Stromsteuerrechtlich begünstigt ist nach § 2 Nr. 4 StromStG die jeweils kleinste rechtlich selbstständige Einheit und nicht ein Unternehmensverbund. Dabei werden nach dem eindeutigen Wortlaut des Gesetzes Unternehmen als solche und nicht bestimmte Vorgänge begünstigt, bei denen Strom verbraucht wird. Eine Erlaubnis nach § 9 Abs. 4 StromStG wird personenbezogen natürlichen oder juristischen Personen erteilt. Der Unternehmensbegriff entspricht den Vorgaben des Statistischen Bundesamtes für dessen Erhebungen zum Produzierenden Gewerbe. Entscheidend für die stromsteuerrechtliche Einstufung einer Betriebseinrichtung als begünstigtes Unternehmen ist somit eine rechtlich selbständige Wahrnehmung von Aufgaben, die mit der betriebsbedingten Verwendung von Strom einhergeht.

Dies ist bei der Tätigkeit von Kommissionären, die es gem. § 383 Abs. 1 HGB gewerbsmäßig übernommen haben, in vom Kommittenten zur Verfügung gestellten Filialen bestimmte Produkte für Rechnung des Kommittenten in eigenem Namen zu verkaufen, der Fall. Auch für den Fall der Verpachtung von Verkaufsstellen an Personen, die keine Angestellten des Unternehmens sind, sondern auf Provisionsbasis im Rahmen einer selbstständigen und eigenverantwortlichen Handelsvertretertätigkeit u.a. Produkte des Unternehmens veräußern sowie Eigengeschäfte ausführen, hat der Senat entschieden, dass der verpachtete Geschäftsbetrieb und nicht etwa der Verpächter als steuerbegünstigtes Unternehmen i.S. des § 2 Nr. 4 StromStG anzusehen ist. Eine Steuerentlastung jedoch nicht in den Fällen nicht in Betracht, in denen ein Unternehmen des Produzierenden Gewerbes auf dem eigenen Betriebsgelände einem anderen Unternehmen Strom zur Verfügung stellt, damit Mitarbeiter dieses Unternehmens im Rahmen eines Werkvertrags einen Teil der Produktion übernehmen.

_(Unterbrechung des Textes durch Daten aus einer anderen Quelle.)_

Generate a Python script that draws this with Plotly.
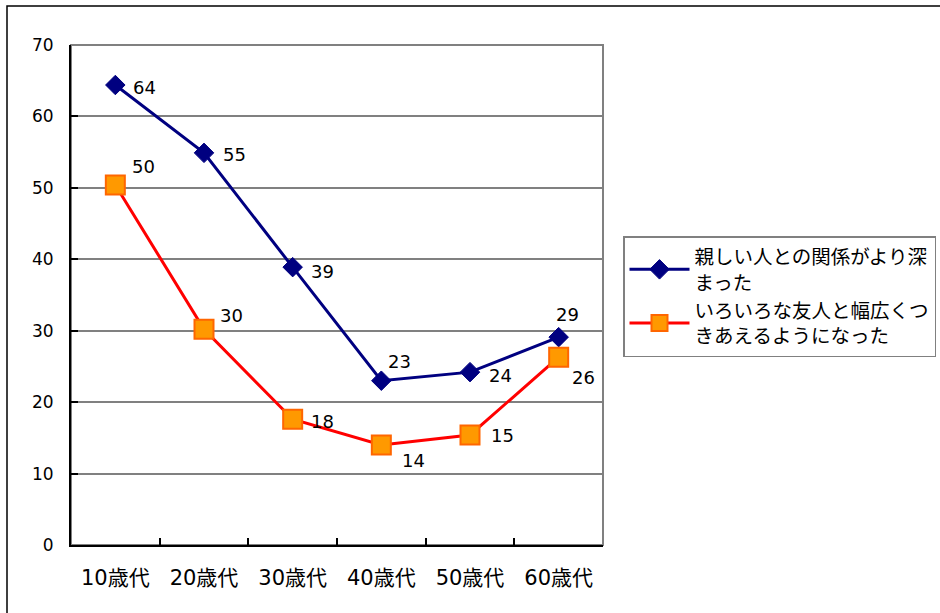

Infolgedessen handelte es sich bei den hier vorliegenden Agenturpartnern, die für die Klägerin als selbständige Handelsvertreter tätig sind, um Unternehmen i.S.d. § 2 Nr. 4 StromStG, denen die Stromentnahme auch zuzurechnen ist. Schließlich hat die Klägerin ihnen die von ihr eingerichteten Filialen gegen Zahlung einer umsatzabhängigen Vergütung zum eigenverantwortlichen Betrieb überlassen. Unerheblich war, ob sich die als Agenturverträge bezeichneten vertraglichen Vereinbarungen rechtlich als reine Pachtverträge qualifizieren lassen. Entscheidend für die stromsteuerrechtliche Beurteilung des Streitfalls ist vielmehr die rechtliche Selbständigkeit der Agenturpartner i.S.d. § 2 Nr. 4 StromStG und der Umstand, dass der Strom von den Betreibern der Filialen zur Ausführung der vertraglich geschuldeten Tätigkeiten entnommen wird.